Exercise: Without including any pictures, write out the listing below exactly.
— BEGIN —
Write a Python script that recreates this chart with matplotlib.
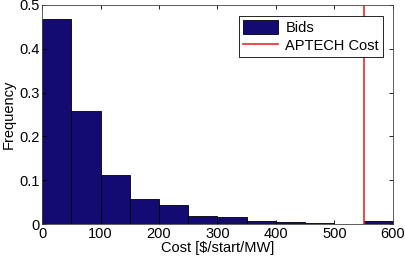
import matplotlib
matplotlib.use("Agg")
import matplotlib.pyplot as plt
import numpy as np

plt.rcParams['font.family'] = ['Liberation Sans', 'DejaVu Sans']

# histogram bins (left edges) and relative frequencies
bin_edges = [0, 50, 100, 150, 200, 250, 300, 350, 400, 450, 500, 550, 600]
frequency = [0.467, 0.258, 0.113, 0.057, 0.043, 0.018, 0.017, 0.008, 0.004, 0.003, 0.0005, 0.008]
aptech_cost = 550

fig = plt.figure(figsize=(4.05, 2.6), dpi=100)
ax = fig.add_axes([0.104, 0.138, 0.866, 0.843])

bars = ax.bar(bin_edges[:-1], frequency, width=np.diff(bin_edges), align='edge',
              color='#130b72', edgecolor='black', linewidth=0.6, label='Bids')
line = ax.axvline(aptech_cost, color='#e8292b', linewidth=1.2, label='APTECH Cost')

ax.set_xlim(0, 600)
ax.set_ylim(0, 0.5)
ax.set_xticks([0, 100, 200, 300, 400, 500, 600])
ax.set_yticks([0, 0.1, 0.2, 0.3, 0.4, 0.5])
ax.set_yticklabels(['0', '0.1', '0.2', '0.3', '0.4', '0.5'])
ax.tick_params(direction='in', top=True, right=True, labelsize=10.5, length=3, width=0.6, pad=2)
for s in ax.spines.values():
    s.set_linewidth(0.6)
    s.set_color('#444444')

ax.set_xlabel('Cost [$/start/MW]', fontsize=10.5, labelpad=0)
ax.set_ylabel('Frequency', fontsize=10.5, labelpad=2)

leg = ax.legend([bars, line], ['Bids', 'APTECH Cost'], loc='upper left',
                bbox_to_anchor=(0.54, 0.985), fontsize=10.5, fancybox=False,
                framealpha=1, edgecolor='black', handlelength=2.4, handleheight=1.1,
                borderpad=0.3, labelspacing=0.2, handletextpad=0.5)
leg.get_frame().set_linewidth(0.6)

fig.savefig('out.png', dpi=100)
— END —
Task result:
Write a Python script that recreates this chart with matplotlib.
import matplotlib
matplotlib.use("Agg")
import matplotlib.pyplot as plt
import numpy as np

plt.rcParams['font.family'] = ['Liberation Sans', 'DejaVu Sans']

# histogram bins (left edges) and relative frequencies
bin_edges = [0, 50, 100, 150, 200, 250, 300, 350, 400, 450, 500, 550, 600]
frequency = [0.467, 0.258, 0.113, 0.057, 0.043, 0.018, 0.017, 0.008, 0.004, 0.003, 0.0005, 0.008]
aptech_cost = 550

fig = plt.figure(figsize=(4.05, 2.6), dpi=100)
ax = fig.add_axes([0.104, 0.138, 0.866, 0.843])

bars = ax.bar(bin_edges[:-1], frequency, width=np.diff(bin_edges), align='edge',
              color='#130b72', edgecolor='black', linewidth=0.6, label='Bids')
line = ax.axvline(aptech_cost, color='#e8292b', linewidth=1.2, label='APTECH Cost')

ax.set_xlim(0, 600)
ax.set_ylim(0, 0.5)
ax.set_xticks([0, 100, 200, 300, 400, 500, 600])
ax.set_yticks([0, 0.1, 0.2, 0.3, 0.4, 0.5])
ax.set_yticklabels(['0', '0.1', '0.2', '0.3', '0.4', '0.5'])
ax.tick_params(direction='in', top=True, right=True, labelsize=10.5, length=3, width=0.6, pad=2)
for s in ax.spines.values():
    s.set_linewidth(0.6)
    s.set_color('#444444')

ax.set_xlabel('Cost [$/start/MW]', fontsize=10.5, labelpad=0)
ax.set_ylabel('Frequency', fontsize=10.5, labelpad=2)

leg = ax.legend([bars, line], ['Bids', 'APTECH Cost'], loc='upper left',
                bbox_to_anchor=(0.54, 0.985), fontsize=10.5, fancybox=False,
                framealpha=1, edgecolor='black', handlelength=2.4, handleheight=1.1,
                borderpad=0.3, labelspacing=0.2, handletextpad=0.5)
leg.get_frame().set_linewidth(0.6)

fig.savefig('out.png', dpi=100)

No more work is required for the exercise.